С каких пор талант упрекают в легкости, если эта легкость ничем не вредит произведению? Какой земледелец когда-либо попрекал прекрасный Египет плодородием? Кто и когда критиковал скороспелый урожай и отказывался от великолепного зерна под предлогом, что оно проросло, взошло, зазеленело, выросло и созрело в несколько часов? Так же как существуют счастливые земли, есть избранные натуры; нельзя обвинить человека в том, что он несправедливо наделен талантом; вина заключается не в том, чтобы обладать драгоценным даром, но в том, чтобы злоупотреблять им; впрочем, для артистов, искренне толкующих об Александре Дюма и изучивших его чудесный дар с интересом, с каким всякий сведущий физиолог относится ко всякому феномену, эта головокружительная легкость перестает быть неразрешимой загадкой.

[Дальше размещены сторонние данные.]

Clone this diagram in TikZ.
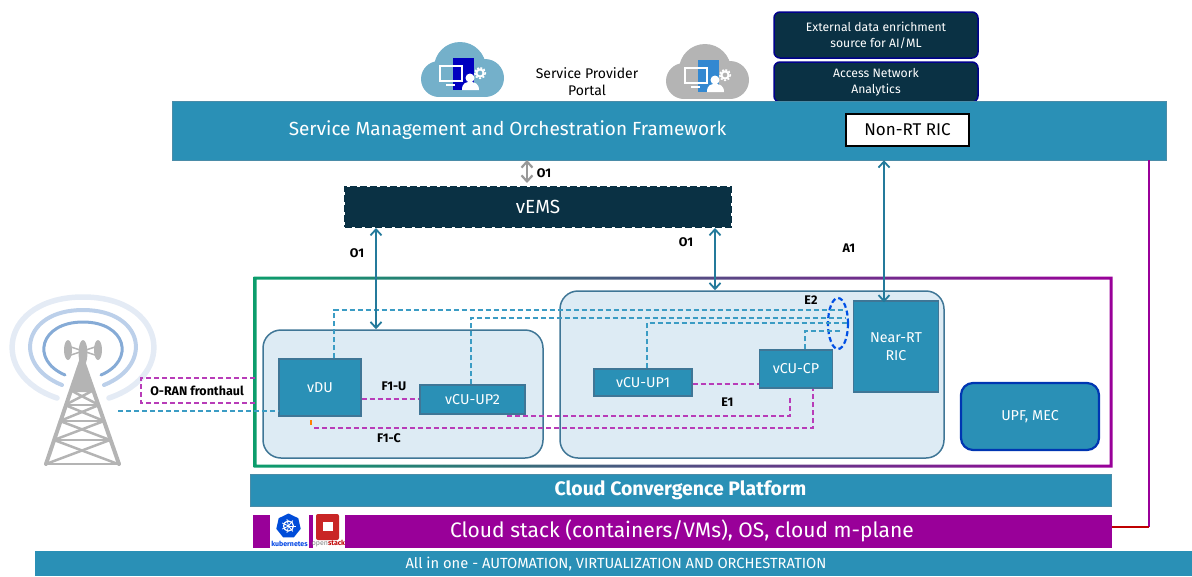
\documentclass[tikz,border=0pt]{standalone}
\usepackage{fontspec}
\setmainfont{Fira Sans}
\usetikzlibrary{calc}
\usetikzlibrary{positioning}
\usetikzlibrary{arrows.meta}
\usetikzlibrary{shapes.geometric}
\definecolor{bandblue}{HTML}{2A90B6}
\definecolor{edgeblue}{HTML}{4A8CA8}
\definecolor{darknavy}{HTML}{0A3144}
\definecolor{clusterfill}{HTML}{DDEBF4}
\definecolor{clusteredge}{HTML}{3F7696}
\definecolor{stackpurple}{HTML}{990099}
\definecolor{dashpurple}{HTML}{B83CB8}
\definecolor{dashblue}{HTML}{3B9CC4}
\definecolor{ringgreen}{HTML}{0C9D6C}
\definecolor{towergray}{HTML}{B4B4B4}
\definecolor{arcinner}{HTML}{86ABD6}
\definecolor{arcmiddle}{HTML}{BCD0EA}
\definecolor{arcouter}{HTML}{E4EBF5}
\tikzstyle{band} = [draw=edgeblue, fill=bandblue, text=white, align=center, inner sep=0]
\tikzstyle{darkbox} = [draw=blue!55!black, line width=1.5pt, fill=darknavy, rounded corners=6pt, text=white, align=center, font=\fontsize{12.2}{16}\selectfont, minimum width=204pt, inner sep=0]
\tikzstyle{vnfbox} = [draw=clusteredge, line width=1.2pt, fill=bandblue, text=white, align=center, font=\fontsize{14.3}{18}\selectfont, inner sep=0]
\tikzstyle{cluster} = [draw=clusteredge, line width=1.5pt, fill=clusterfill, rounded corners=18pt, inner sep=0]
\tikzstyle{iflabel} = [font=\fontsize{12.5}{14}\selectfont\bfseries, text=black, inner sep=0]
\tikzstyle{plane} = [dash pattern=on 5pt off 3pt, line width=1.5pt]
\tikzstyle{uline} = [plane, draw=dashpurple]
\tikzstyle{cline} = [plane, draw=dashblue]
\tikzstyle{ifarrow} = [draw=bandblue!85!black, line width=1.8pt, {Straight Barb[length=6pt,width=11pt]}-{Straight Barb[length=6pt,width=11pt]}]
\newcommand{\portalicon}[3]{%
  \begin{scope}[shift={#1}]
    \fill[#2] (18,-18) circle (18) (64,-19) circle (19) (39,-29) circle (26);
    \fill[#2] (18,-20) rectangle (64,0);
    \fill[#3] (32,-39) rectangle (53,-7);
    \draw[white, line width=1.2pt] (19,-31) rectangle (41,-16);
    \draw[white, line width=1.2pt] (25,-12) -- (34,-12);
    \fill[white] (49,-19) circle (4.5);
    \fill[white] (41,-7) .. controls (41,-14) and (45,-15) .. (49,-15) .. controls (53,-15) and (58,-14) .. (58,-7) -- cycle;
    \draw[white, line width=2pt] (59,-24) circle (3.6);
    \draw[white, line width=1.5pt, dash pattern=on 2pt off 1.6pt] (59,-24) circle (5.4);
  \end{scope}}

\begin{document}
\begin{tikzpicture}[x=1pt, y=-1pt]
    \useasboundingbox (0,0) rectangle (1192,576);
    % tower
    \draw[arcouter, line width=5.5pt, line cap=round] (57,398) .. controls (-12,375) and (0,297) .. (83,297) .. controls (166,297) and (178,375) .. (109,398);
    \draw[arcmiddle, line width=4pt, line cap=round] (62,385) .. controls (12,365) and (22,310) .. (83,310) .. controls (144,310) and (154,365) .. (104,385);
    \draw[arcinner, line width=3pt, line cap=round] (65,375) .. controls (30,360) and (40,322) .. (83,322) .. controls (126,322) and (136,360) .. (101,375);
    \fill[towergray] (82,358) -- (71,392) -- (93,392) -- cycle;
    \draw[towergray, line width=4pt, line join=round, line cap=round] (46,464) -- (82,358) -- (119,464);
    \foreach \ya/\xa/\yb/\xb in {390/12/405/17, 405/17/421/22, 421/22/440/28, 440/28/464/36} {
        \draw[towergray, line width=2.5pt] (82-\xa,\ya) -- (82+\xb,\yb);
        \draw[towergray, line width=2.5pt] (82+\xa,\ya) -- (82-\xb,\yb);
        \draw[towergray, line width=2.5pt] (82-\xb,\yb) -- (82+\xb,\yb);
    }
    \fill[towergray] (68,350) ellipse (4 and 10) (98,350) ellipse (4 and 10) (83,353) ellipse (4.5 and 13);
    \draw[towergray, line width=1.5pt] (68,346) -- (98,356) (98,346) -- (68,356);

    % portal
    \portalicon{(421,97)}{blue!30!cyan!45!gray!75}{blue!75!black}
    \portalicon{(666,99)}{towergray}{cyan!60!blue!85}
    \node[align=center, font=\fontsize{14}{17}\selectfont, inner sep=0] (portal_text) at (587,82) {Service Provider\\Portal};

    % orchestration
    \node[darkbox, minimum height=46pt] (enrichment) at (876,35) {External data enrichment\\source for AI/ML};
    \node[darkbox, minimum height=40pt] (analytics) at (876,82) {Access Network\\Analytics};
    \node[band, minimum width=994pt, minimum height=59pt] (smo) at (669,130.5) {};
    \node[text=white, font=\fontsize{19}{22}\selectfont, inner sep=0] (smo_text) at (507.5,130) {Service Management and Orchestration Framework};
    \node[draw=black, line width=1.2pt, fill=white, minimum width=123pt, minimum height=32pt, font=\fontsize{17}{20}\selectfont, inner sep=0] (non_rt) at (907.5,130) {Non-RT RIC};
    \node[draw=darknavy, dash pattern=on 7pt off 3pt, line width=2pt, fill=darknavy, text=white, minimum width=386pt, minimum height=40pt, font=\fontsize{19}{22}\selectfont, inner sep=0] (vems) at (538,207) {vEMS};

    % ring, clusters
    \shade[left color=ringgreen, middle color=ringgreen!50!stackpurple!80!cyan, right color=stackpurple, even odd rule] (253.5,276.5) rectangle (1112.5,467.5) (256.5,279.5) rectangle (1109.5,464.5);
    \node[cluster, minimum width=280pt, minimum height=128pt] (du_cluster) at (403,394) {};
    \node[cluster, minimum width=384pt, minimum height=167pt] (cu_cluster) at (752,374.5) {};

    \node[vnfbox, minimum width=82pt, minimum height=57pt] (vdu) at (320,387.5) {vDU};
    \node[vnfbox, minimum width=105pt, minimum height=29pt] (up2) at (472.5,399.5) {vCU-UP2};
    \node[vnfbox, minimum width=98pt, minimum height=27pt] (up1) at (643,382.5) {vCU-UP1};
    \node[vnfbox, minimum width=73pt, minimum height=38pt] (cp) at (796,369) {vCU-CP};
    \node[vnfbox, minimum width=85pt, minimum height=91pt] (near_rt) at (896,346.5) {Near-RT\\RIC};
    \node[vnfbox, draw=blue!70!cyan!70!black, line width=2.2pt, rounded corners=12pt, minimum width=138pt, minimum height=67pt] (upf) at (1030,416.5) {UPF, MEC};

    % platform
    \node[band, minimum width=861pt, minimum height=32pt, font=\fontsize{19.5}{22}\selectfont\bfseries] (platform) at (680.5,490) {Cloud Convergence Platform};
    \node[fill=stackpurple, text=white, minimum width=859pt, minimum height=33pt, font=\fontsize{21}{25}\selectfont, inner sep=0] (stack) at (682,531) {Cloud stack (containers/VMs), OS, cloud m-plane};
    \node[fill=bandblue, text=white, minimum width=1157pt, minimum height=25pt, font=\fontsize{14.7}{17}\selectfont, inner sep=0] (allinone) at (613.5,563.5) {\hspace{5pt}All in one - AUTOMATION, VIRTUALIZATION AND ORCHESTRATION};

    % logos
    \node[fill=white, minimum width=39pt, minimum height=34pt, inner sep=0] (kube_bg) at (289.5,531) {};
    \node[fill=white, minimum width=32pt, minimum height=34pt, inner sep=0] (open_bg) at (328.5,531) {};
    \node[regular polygon, regular polygon sides=7, fill=blue!65!cyan!85!black, minimum size=25pt, inner sep=0] (kube_logo) at (288.5,526) {};
    \draw[white, line width=1.2pt] (kube_logo.center) circle (5);
    \foreach \a in {0,51.4,...,309} {
        \draw[white, line width=.8pt] (kube_logo.center) -- ++(\a:7);
    }
    \node[fill=red!75!black!85, minimum width=23pt, minimum height=26pt, rounded corners=2pt, inner sep=0] (open_logo) at (327.5,527) {};
    \node[fill=white, minimum width=10pt, minimum height=9pt, inner sep=0] (open_core) at (328,526.5) {};
    \node[text=blue!70!cyan!90!black, font=\fontsize{7}{8}\selectfont\bfseries, inner sep=0] (kube_text) at (289.5,544) {kubernetes};
    \node[font=\fontsize{7}{8}\selectfont, inner sep=0] (open_text) at (328.5,544) {\textcolor{gray}{open}\textcolor{red!75!black}{\textbf{stack}}};

    % E2 group
    \node[draw=blue!65!cyan!90!black, dash pattern=on 5pt off 3pt, line width=2.2pt, ellipse, minimum width=20pt, minimum height=51pt, inner sep=0] (e2_ring) at (838,323.5) {};
    \coordinate (e2_du) at (845,310);
    \coordinate (e2_up2) at (845,318);
    \coordinate (e2_up1) at (847,323);
    \coordinate (e2_cp) at (841,331);
    \draw[cline] ($(vdu.north)+(14,0)$) |- (e2_du);
    \draw[cline] ($(up2.north)+(-1.5,0)$) |- (e2_up2);
    \draw[cline] ($(up1.north)+(4,0)$) |- (e2_up1);
    \draw[cline] ($(cp.north)+(9,0)$) |- (e2_cp);
    \coordinate (radio) at (118,411);
    \draw[cline] (radio) -- (vdu.west |- radio);

    % F1, E1
    \draw[uline] (vdu.east |- 0,399) -- (up2.west |- 0,399);
    \draw[uline] (up1.east |- 0,384) -- (cp.west |- 0,384);
    \coordinate (f1u_start) at (507,416);
    \coordinate (f1c_start) at (314,428);
    \draw[uline] (f1u_start) -| ($(cp.south)+(-6,7)$);
    \draw[uline] (f1c_start) -| ($(cp.south)+(17,0)$);
    \draw[orange, line width=1.5pt] (311,420) -- (311,425);

    % fronthaul
    \coordinate (fh_top) at (255,378);
    \coordinate (fh_bottom) at (255,403);
    \draw[uline] (fh_top) -- (141,378) -- (141,403) -- (fh_bottom);
    \node[iflabel] (fh_text) at (197,391) {O-RAN fronthaul};

    % interfaces
    \draw[ifarrow, draw=gray!80, line width=2.2pt] (527,160) -- (527,183);
    \node[iflabel] (o1_top) at (544,173) {O1};
    \draw[ifarrow] ($(vems.south)+(-162,0)$) -- ($(du_cluster.north)+(-27,0)$);
    \node[iflabel] (o1_du) at (357,253) {O1};
    \draw[ifarrow] ($(vems.south)+(177,0)$) -- ($(cu_cluster.north)+(-37,0)$);
    \node[iflabel] (o1_cu) at (686,242) {O1};
    \draw[ifarrow] ($(smo.south)+(215,0)$) -- ($(near_rt.north)+(-12,2)$);
    \node[iflabel] (a1) at (849,248) {A1};
    \node[iflabel] (f1u) at (394,386) {F1-U};
    \node[iflabel] (f1c) at (389,438) {F1-C};
    \node[iflabel] (e1) at (727.5,402) {E1};
    \node[iflabel] (e2) at (811,300) {E2};

    % cloud m-plane
    \coordinate (mplane) at (1148.7,526.7);
    \draw[stackpurple, line width=2pt] (mplane) -- (mplane |- smo.south);
    \draw[red!75!black, line width=2pt] (stack.east |- mplane) -- (mplane);
\end{tikzpicture}
\end{document}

Эта быстрота сочинительства напоминает скорость передвижения по железным дорогам; причины обеих одни и те же: чрезвычайная легкость достигается преодолением огромных трудностей. Вы проделываете шестьдесят лъе в три часа, для вас это пустяк: вас забавляет такое стремительное путешествие. Но чему вы обязаны этой быстротой и легкостью передвижения? Потребовались годы тяжелой работы, щедро потрачены миллионы, ими усыпана выглаженная дорога, тысячи рук трудились в течение тысяч дней, расчищая для вас путь. Вы проноситесь, вас не успевают разглядеть; но для того, чтобы вы в один прекрасный день смогли пролететь так быстро, сколько людей проводили ночи без сна, руководили работами, рыли и копали! Сколько было составленных и отвергнутых планов! Скольких трудов и забот потребовал этот легкий путь, по которому вы проноситесь за несколько минут, беззаботно и без труда!.. То же самое можно сказать о таланте Александра Дюма. В каждом томе, написанном им, воплощен огромный труд, бесконечное изучение, всеобъемлющее образование. Двадцать лет тому назад Александр Дюма не обладал этой легкостью; он не знал того, что знает сегодня. Но с тех пор он все узнал и ничего не забыл; у него чудовищная память и верный глаз; он догадывается, пользуясь инстинктом, опытом и воспоминаниями; он хорошо смотрит, он быстро сравнивает, он непроизвольно понимает; он знает наизусть все, что прочел, его глаза сохраняют все образы, отразившиеся в его зрачках; он запомнил самые серьезные исторические события и ничтожнейшие подробности старинных мемуаров; он свободно говорит о нравах любого века в любой стране; ему известны названия любого оружия и любой одежды, любого предмета обстановки, какие были созданы от сотворения мира, все блюда, какие когда-либо ели, от стоической спартанской похлебки до последнего изобретения Карема; надо рассказать об охоте — он знает все термины "Охотничьего словаря "лучше главного ловчего; в поединках он более сведущ, чем Гризье; что касается дорожных происшествий — он знает все профессиональные определения, как Биндер или Батист.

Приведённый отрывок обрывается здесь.